-- Start Data --
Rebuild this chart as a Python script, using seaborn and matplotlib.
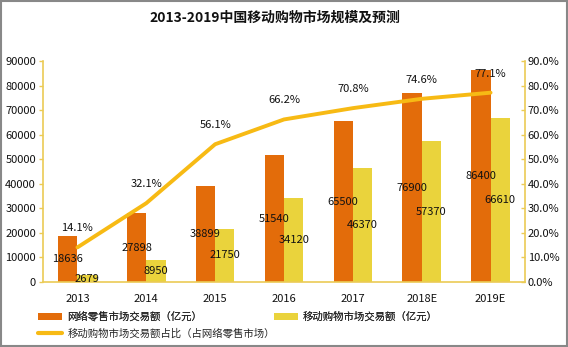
import numpy as np
import pandas as pd
import seaborn as sns
import matplotlib.pyplot as plt
from matplotlib.patches import Patch, Rectangle
from matplotlib.lines import Line2D

years = ["2013", "2014", "2015", "2016", "2017", "2018E", "2019E"]
online_retail = [18636, 27898, 38899, 51540, 65500, 76900, 86400]
mobile_shop = [2679, 8950, 21750, 34120, 46370, 57370, 66610]
mobile_share = [14.1, 32.1, 56.1, 66.2, 70.8, 74.6, 77.1]
series_names = ["网络零售市场交易额（亿元）", "移动购物市场交易额（亿元）",
                "移动购物市场交易额占比（占网络零售市场）"]
title = "2013-2019中国移动购物市场规模及预测"

ORANGE = "#E36C0A"
YELLOW = "#EAD33C"
LINE = "#F7BA14"
SPINE = "#EBCB55"

sns.set_theme(style="white")
plt.rcParams["font.family"] = ["Noto Sans CJK SC", "DejaVu Sans"]
plt.rcParams["axes.unicode_minus"] = False

df = pd.DataFrame({
    "year": years * 2,
    "value": online_retail + mobile_shop,
    "series": [series_names[0]] * len(years) + [series_names[1]] * len(years),
})

fig = plt.figure(figsize=(5.68, 3.47), dpi=100)
ax = fig.add_axes([43 / 568, 1 - 282 / 347, (525 - 43) / 568, (282 - 61) / 347])

sns.barplot(data=df, x="year", y="value", hue="series", order=years,
            hue_order=series_names[:2], palette=[ORANGE, YELLOW],
            width=0.56, gap=0, ax=ax, legend=False, saturation=1,
            linewidth=0, edgecolor="none")

ax.set_ylim(0, 90000)
ax.set_yticks(np.arange(0, 90001, 10000))
ax.set_xlim(-0.5, len(years) - 0.5)
ax.set_xlabel("")
ax.set_ylabel("")
fs = 8
ax.tick_params(axis="y", direction="out", length=3, width=1, color=SPINE,
               labelsize=fs, labelcolor="#111111", pad=2)
ax.tick_params(axis="x", length=0, labelsize=fs, labelcolor="#111111", pad=9)
for s in ["top", "right"]:
    ax.spines[s].set_visible(False)
for s in ["left", "bottom"]:
    ax.spines[s].set_color(SPINE)
    ax.spines[s].set_linewidth(1.2)

# bar value labels centred in bars
for i, (a, b) in enumerate(zip(online_retail, mobile_shop)):
    ax.text(i - 0.14, a / 2, f"{a}", ha="center", va="center", fontsize=fs, color="#111111")
    ax.text(i + 0.14, b / 2, f"{b}", ha="center", va="center", fontsize=fs, color="#111111")

ax2 = ax.twinx()
sns.lineplot(x=np.arange(len(years)), y=mobile_share, ax=ax2, color=LINE,
             linewidth=2.8, legend=False)
ax2.set_ylim(0, 90)
ax2.set_yticks(np.arange(0, 91, 10))
ax2.set_yticklabels([f"{v:.1f}%" for v in np.arange(0, 91, 10)])
ax2.tick_params(axis="y", direction="in", length=3, width=1, color=SPINE,
                labelsize=fs, labelcolor="#111111", pad=2)
for s in ["top", "left", "bottom"]:
    ax2.spines[s].set_visible(False)
ax2.spines["right"].set_color(SPINE)
ax2.spines["right"].set_linewidth(1.2)

for i, p in enumerate(mobile_share):
    ax2.annotate(f"{p}%", (i, p), xytext=(0, 19), textcoords="offset pixels",
                 ha="center", va="center", fontsize=fs, color="#111111")

fig.text(275 / 568, 1 - 18 / 347, title, ha="center", va="center",
         fontsize=10, fontweight="bold", color="#111111")

lfs = 7.5
leg1 = fig.legend([Patch(facecolor=ORANGE, edgecolor="none"),
                   Patch(facecolor=YELLOW, edgecolor="none")],
                  series_names[:2], ncol=2, loc="center left",
                  bbox_to_anchor=(38 / 568, 1 - 317 / 347), frameon=False,
                  fontsize=lfs, handlelength=2.3, handleheight=0.6, handletextpad=0.5,
                  columnspacing=6.9, borderpad=0, borderaxespad=0)
fig.add_artist(leg1)
fig.legend([Line2D([0], [0], color=LINE, linewidth=3)], [series_names[2]],
           loc="center left", bbox_to_anchor=(38 / 568, 1 - 333 / 347),
           frameon=False, fontsize=lfs, handlelength=2.3, handletextpad=0.5,
           borderpad=0, borderaxespad=0)

fig.patches.append(Rectangle((0.001, 0.002), 0.997, 0.995, transform=fig.transFigure,
                             fill=False, edgecolor="#888888", linewidth=1.5))

fig.savefig("out.png", dpi=100)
-- End Data --
### Given task
Go through the data above and transcribe it in full, omitting any image.

### Answer to the problem
Rebuild this chart as a Python script, using seaborn and matplotlib.
import numpy as np
import pandas as pd
import seaborn as sns
import matplotlib.pyplot as plt
from matplotlib.patches import Patch, Rectangle
from matplotlib.lines import Line2D

years = ["2013", "2014", "2015", "2016", "2017", "2018E", "2019E"]
online_retail = [18636, 27898, 38899, 51540, 65500, 76900, 86400]
mobile_shop = [2679, 8950, 21750, 34120, 46370, 57370, 66610]
mobile_share = [14.1, 32.1, 56.1, 66.2, 70.8, 74.6, 77.1]
series_names = ["网络零售市场交易额（亿元）", "移动购物市场交易额（亿元）",
                "移动购物市场交易额占比（占网络零售市场）"]
title = "2013-2019中国移动购物市场规模及预测"

ORANGE = "#E36C0A"
YELLOW = "#EAD33C"
LINE = "#F7BA14"
SPINE = "#EBCB55"

sns.set_theme(style="white")
plt.rcParams["font.family"] = ["Noto Sans CJK SC", "DejaVu Sans"]
plt.rcParams["axes.unicode_minus"] = False

df = pd.DataFrame({
    "year": years * 2,
    "value": online_retail + mobile_shop,
    "series": [series_names[0]] * len(years) + [series_names[1]] * len(years),
})

fig = plt.figure(figsize=(5.68, 3.47), dpi=100)
ax = fig.add_axes([43 / 568, 1 - 282 / 347, (525 - 43) / 568, (282 - 61) / 347])

sns.barplot(data=df, x="year", y="value", hue="series", order=years,
            hue_order=series_names[:2], palette=[ORANGE, YELLOW],
            width=0.56, gap=0, ax=ax, legend=False, saturation=1,
            linewidth=0, edgecolor="none")

ax.set_ylim(0, 90000)
ax.set_yticks(np.arange(0, 90001, 10000))
ax.set_xlim(-0.5, len(years) - 0.5)
ax.set_xlabel("")
ax.set_ylabel("")
fs = 8
ax.tick_params(axis="y", direction="out", length=3, width=1, color=SPINE,
               labelsize=fs, labelcolor="#111111", pad=2)
ax.tick_params(axis="x", length=0, labelsize=fs, labelcolor="#111111", pad=9)
for s in ["top", "right"]:
    ax.spines[s].set_visible(False)
for s in ["left", "bottom"]:
    ax.spines[s].set_color(SPINE)
    ax.spines[s].set_linewidth(1.2)

# bar value labels centred in bars
for i, (a, b) in enumerate(zip(online_retail, mobile_shop)):
    ax.text(i - 0.14, a / 2, f"{a}", ha="center", va="center", fontsize=fs, color="#111111")
    ax.text(i + 0.14, b / 2, f"{b}", ha="center", va="center", fontsize=fs, color="#111111")

ax2 = ax.twinx()
sns.lineplot(x=np.arange(len(years)), y=mobile_share, ax=ax2, color=LINE,
             linewidth=2.8, legend=False)
ax2.set_ylim(0, 90)
ax2.set_yticks(np.arange(0, 91, 10))
ax2.set_yticklabels([f"{v:.1f}%" for v in np.arange(0, 91, 10)])
ax2.tick_params(axis="y", direction="in", length=3, width=1, color=SPINE,
                labelsize=fs, labelcolor="#111111", pad=2)
for s in ["top", "left", "bottom"]:
    ax2.spines[s].set_visible(False)
ax2.spines["right"].set_color(SPINE)
ax2.spines["right"].set_linewidth(1.2)

for i, p in enumerate(mobile_share):
    ax2.annotate(f"{p}%", (i, p), xytext=(0, 19), textcoords="offset pixels",
                 ha="center", va="center", fontsize=fs, color="#111111")

fig.text(275 / 568, 1 - 18 / 347, title, ha="center", va="center",
         fontsize=10, fontweight="bold", color="#111111")

lfs = 7.5
leg1 = fig.legend([Patch(facecolor=ORANGE, edgecolor="none"),
                   Patch(facecolor=YELLOW, edgecolor="none")],
                  series_names[:2], ncol=2, loc="center left",
                  bbox_to_anchor=(38 / 568, 1 - 317 / 347), frameon=False,
                  fontsize=lfs, handlelength=2.3, handleheight=0.6, handletextpad=0.5,
                  columnspacing=6.9, borderpad=0, borderaxespad=0)
fig.add_artist(leg1)
fig.legend([Line2D([0], [0], color=LINE, linewidth=3)], [series_names[2]],
           loc="center left", bbox_to_anchor=(38 / 568, 1 - 333 / 347),
           frameon=False, fontsize=lfs, handlelength=2.3, handletextpad=0.5,
           borderpad=0, borderaxespad=0)

fig.patches.append(Rectangle((0.001, 0.002), 0.997, 0.995, transform=fig.transFigure,
                             fill=False, edgecolor="#888888", linewidth=1.5))

fig.savefig("out.png", dpi=100)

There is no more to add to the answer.